**Source records**.
================

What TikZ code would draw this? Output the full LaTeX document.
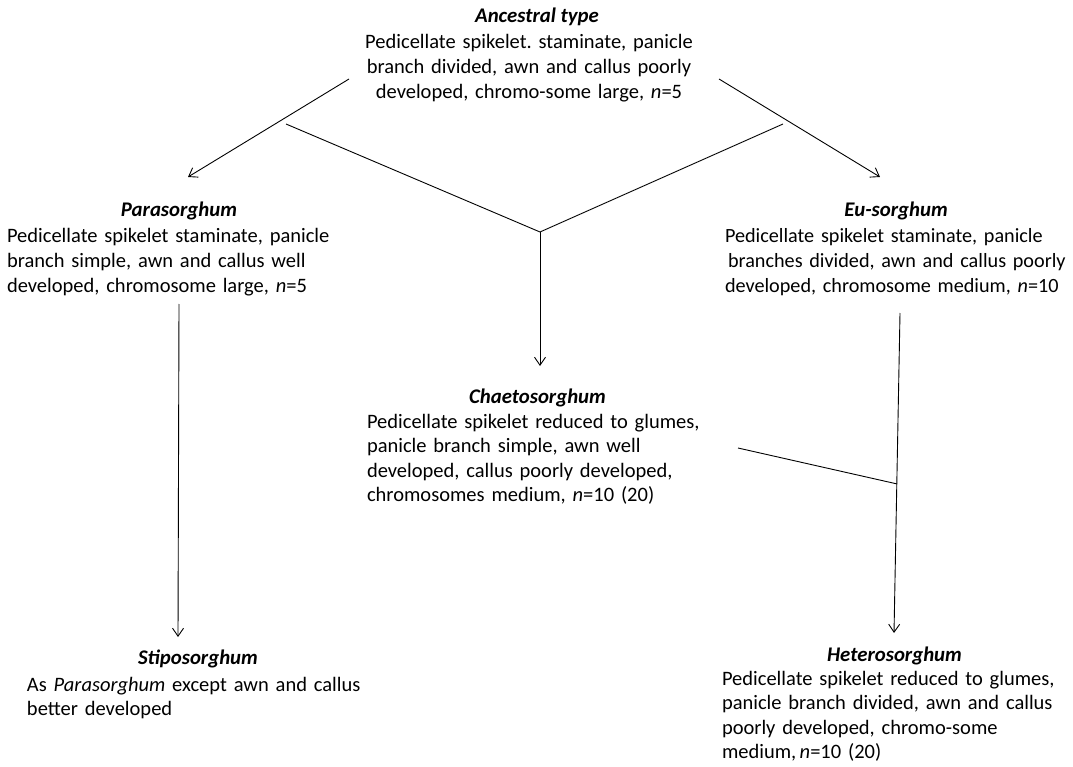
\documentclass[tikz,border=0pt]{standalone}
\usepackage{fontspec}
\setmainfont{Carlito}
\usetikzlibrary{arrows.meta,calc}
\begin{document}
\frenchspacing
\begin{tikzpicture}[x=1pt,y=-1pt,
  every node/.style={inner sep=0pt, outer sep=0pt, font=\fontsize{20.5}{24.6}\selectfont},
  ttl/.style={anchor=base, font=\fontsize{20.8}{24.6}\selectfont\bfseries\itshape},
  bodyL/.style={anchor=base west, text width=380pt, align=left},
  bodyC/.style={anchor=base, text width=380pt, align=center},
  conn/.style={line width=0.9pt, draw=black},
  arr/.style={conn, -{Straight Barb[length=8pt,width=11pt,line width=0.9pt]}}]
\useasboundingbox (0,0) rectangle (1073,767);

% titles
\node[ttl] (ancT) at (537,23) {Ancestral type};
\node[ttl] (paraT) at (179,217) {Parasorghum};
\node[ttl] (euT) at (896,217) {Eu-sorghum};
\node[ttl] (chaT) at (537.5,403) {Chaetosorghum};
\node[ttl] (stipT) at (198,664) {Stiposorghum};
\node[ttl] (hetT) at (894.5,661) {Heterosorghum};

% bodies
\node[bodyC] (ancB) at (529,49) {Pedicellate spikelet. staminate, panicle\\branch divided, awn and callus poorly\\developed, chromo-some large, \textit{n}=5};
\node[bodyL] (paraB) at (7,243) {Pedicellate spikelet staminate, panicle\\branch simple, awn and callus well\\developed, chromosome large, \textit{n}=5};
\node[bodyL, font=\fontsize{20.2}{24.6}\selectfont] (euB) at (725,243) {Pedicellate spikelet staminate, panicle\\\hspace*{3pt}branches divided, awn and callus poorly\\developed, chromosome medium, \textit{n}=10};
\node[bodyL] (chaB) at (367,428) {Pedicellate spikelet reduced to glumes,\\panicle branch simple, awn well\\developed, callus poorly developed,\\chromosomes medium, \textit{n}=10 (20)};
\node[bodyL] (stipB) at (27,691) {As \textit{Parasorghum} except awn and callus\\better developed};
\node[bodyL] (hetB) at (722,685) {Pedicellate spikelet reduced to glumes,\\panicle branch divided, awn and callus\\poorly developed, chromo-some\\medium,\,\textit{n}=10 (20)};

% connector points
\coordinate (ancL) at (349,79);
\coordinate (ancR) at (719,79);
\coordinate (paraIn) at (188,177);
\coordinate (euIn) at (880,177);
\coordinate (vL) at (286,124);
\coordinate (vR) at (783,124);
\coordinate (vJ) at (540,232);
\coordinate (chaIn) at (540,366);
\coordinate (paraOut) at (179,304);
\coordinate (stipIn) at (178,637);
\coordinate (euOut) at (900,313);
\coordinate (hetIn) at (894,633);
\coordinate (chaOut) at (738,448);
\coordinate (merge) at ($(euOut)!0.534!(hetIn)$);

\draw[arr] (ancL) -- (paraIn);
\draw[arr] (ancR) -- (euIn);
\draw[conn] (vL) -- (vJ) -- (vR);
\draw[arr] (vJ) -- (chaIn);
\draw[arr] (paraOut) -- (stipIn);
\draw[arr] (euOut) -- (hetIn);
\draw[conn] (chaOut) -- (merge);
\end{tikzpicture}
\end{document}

================

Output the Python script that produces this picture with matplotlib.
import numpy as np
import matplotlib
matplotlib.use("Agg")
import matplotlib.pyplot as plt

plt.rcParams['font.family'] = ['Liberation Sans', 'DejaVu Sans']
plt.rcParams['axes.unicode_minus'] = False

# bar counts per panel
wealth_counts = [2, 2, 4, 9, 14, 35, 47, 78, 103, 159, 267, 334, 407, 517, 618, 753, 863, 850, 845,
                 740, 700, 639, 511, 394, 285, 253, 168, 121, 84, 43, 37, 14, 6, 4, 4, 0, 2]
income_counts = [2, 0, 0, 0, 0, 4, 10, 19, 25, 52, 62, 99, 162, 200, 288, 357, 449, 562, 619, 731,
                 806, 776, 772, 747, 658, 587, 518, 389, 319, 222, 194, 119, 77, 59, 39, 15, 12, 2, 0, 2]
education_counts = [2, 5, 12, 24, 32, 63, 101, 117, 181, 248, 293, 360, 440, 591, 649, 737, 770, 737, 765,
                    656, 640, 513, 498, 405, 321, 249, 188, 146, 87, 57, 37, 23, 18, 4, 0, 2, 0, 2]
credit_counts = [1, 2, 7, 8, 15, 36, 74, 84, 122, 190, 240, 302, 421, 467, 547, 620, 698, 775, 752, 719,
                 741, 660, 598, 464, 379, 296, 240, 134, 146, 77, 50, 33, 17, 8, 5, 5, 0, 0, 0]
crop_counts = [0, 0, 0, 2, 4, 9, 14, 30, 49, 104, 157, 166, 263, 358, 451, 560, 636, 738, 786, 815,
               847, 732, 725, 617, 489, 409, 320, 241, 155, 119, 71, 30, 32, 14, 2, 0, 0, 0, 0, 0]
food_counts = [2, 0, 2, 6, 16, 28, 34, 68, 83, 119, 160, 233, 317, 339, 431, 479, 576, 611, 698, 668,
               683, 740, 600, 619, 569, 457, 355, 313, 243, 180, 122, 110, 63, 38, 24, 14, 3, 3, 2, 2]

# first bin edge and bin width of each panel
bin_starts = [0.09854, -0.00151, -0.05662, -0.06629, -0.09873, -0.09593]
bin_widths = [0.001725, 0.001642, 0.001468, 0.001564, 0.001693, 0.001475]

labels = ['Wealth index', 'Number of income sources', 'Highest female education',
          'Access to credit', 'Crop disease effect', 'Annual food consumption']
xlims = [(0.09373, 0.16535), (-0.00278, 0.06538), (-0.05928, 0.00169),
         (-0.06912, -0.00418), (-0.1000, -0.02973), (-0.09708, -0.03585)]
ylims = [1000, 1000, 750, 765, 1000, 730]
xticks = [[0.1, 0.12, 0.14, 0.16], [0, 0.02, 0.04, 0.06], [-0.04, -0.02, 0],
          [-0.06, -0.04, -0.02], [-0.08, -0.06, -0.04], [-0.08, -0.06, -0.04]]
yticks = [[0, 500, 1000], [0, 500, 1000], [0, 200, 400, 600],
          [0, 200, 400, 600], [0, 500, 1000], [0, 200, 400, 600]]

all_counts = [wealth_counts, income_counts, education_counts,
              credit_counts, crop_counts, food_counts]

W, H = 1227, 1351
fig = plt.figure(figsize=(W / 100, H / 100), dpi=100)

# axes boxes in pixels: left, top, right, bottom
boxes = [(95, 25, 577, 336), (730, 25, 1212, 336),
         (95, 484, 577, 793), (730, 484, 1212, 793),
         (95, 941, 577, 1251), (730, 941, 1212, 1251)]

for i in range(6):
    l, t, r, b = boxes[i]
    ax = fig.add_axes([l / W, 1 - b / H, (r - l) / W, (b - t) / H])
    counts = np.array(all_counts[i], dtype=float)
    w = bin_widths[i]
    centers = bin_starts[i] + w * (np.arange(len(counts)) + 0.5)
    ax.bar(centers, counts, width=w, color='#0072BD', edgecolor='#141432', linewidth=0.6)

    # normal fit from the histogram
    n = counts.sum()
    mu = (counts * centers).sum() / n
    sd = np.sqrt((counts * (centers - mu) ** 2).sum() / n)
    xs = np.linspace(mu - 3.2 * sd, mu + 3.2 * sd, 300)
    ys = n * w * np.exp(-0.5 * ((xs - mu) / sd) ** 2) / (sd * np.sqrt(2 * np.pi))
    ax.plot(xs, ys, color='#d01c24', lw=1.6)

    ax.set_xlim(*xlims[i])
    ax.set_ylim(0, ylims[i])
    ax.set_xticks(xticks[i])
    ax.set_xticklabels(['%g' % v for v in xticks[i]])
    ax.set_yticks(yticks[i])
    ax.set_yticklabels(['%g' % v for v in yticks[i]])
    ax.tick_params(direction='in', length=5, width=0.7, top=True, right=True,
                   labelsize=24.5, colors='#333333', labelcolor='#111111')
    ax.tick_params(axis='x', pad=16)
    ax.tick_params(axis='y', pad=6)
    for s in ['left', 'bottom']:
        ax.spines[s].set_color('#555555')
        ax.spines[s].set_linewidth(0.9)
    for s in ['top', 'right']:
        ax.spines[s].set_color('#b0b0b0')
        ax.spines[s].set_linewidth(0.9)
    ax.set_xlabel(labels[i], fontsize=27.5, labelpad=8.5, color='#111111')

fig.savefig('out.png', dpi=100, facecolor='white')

================

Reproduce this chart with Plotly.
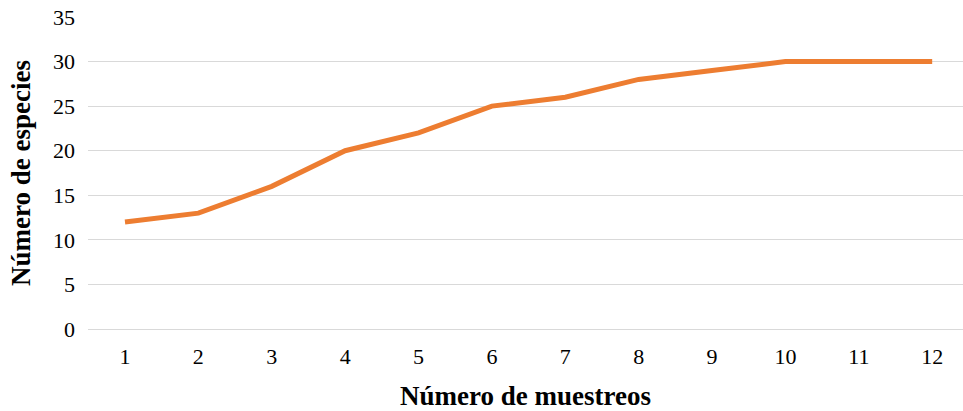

================

Print exactly the lines from the line containing "What TikZ code" through the line containing "(hetT) at (894.5,661)", and omit any picture found among them.

**Answer to this exercise**.
What TikZ code would draw this? Output the full LaTeX document.
\documentclass[tikz,border=0pt]{standalone}
\usepackage{fontspec}
\setmainfont{Carlito}
\usetikzlibrary{arrows.meta,calc}
\begin{document}
\frenchspacing
\begin{tikzpicture}[x=1pt,y=-1pt,
  every node/.style={inner sep=0pt, outer sep=0pt, font=\fontsize{20.5}{24.6}\selectfont},
  ttl/.style={anchor=base, font=\fontsize{20.8}{24.6}\selectfont\bfseries\itshape},
  bodyL/.style={anchor=base west, text width=380pt, align=left},
  bodyC/.style={anchor=base, text width=380pt, align=center},
  conn/.style={line width=0.9pt, draw=black},
  arr/.style={conn, -{Straight Barb[length=8pt,width=11pt,line width=0.9pt]}}]
\useasboundingbox (0,0) rectangle (1073,767);

% titles
\node[ttl] (ancT) at (537,23) {Ancestral type};
\node[ttl] (paraT) at (179,217) {Parasorghum};
\node[ttl] (euT) at (896,217) {Eu-sorghum};
\node[ttl] (chaT) at (537.5,403) {Chaetosorghum};
\node[ttl] (stipT) at (198,664) {Stiposorghum};
\node[ttl] (hetT) at (894.5,661) {Heterosorghum};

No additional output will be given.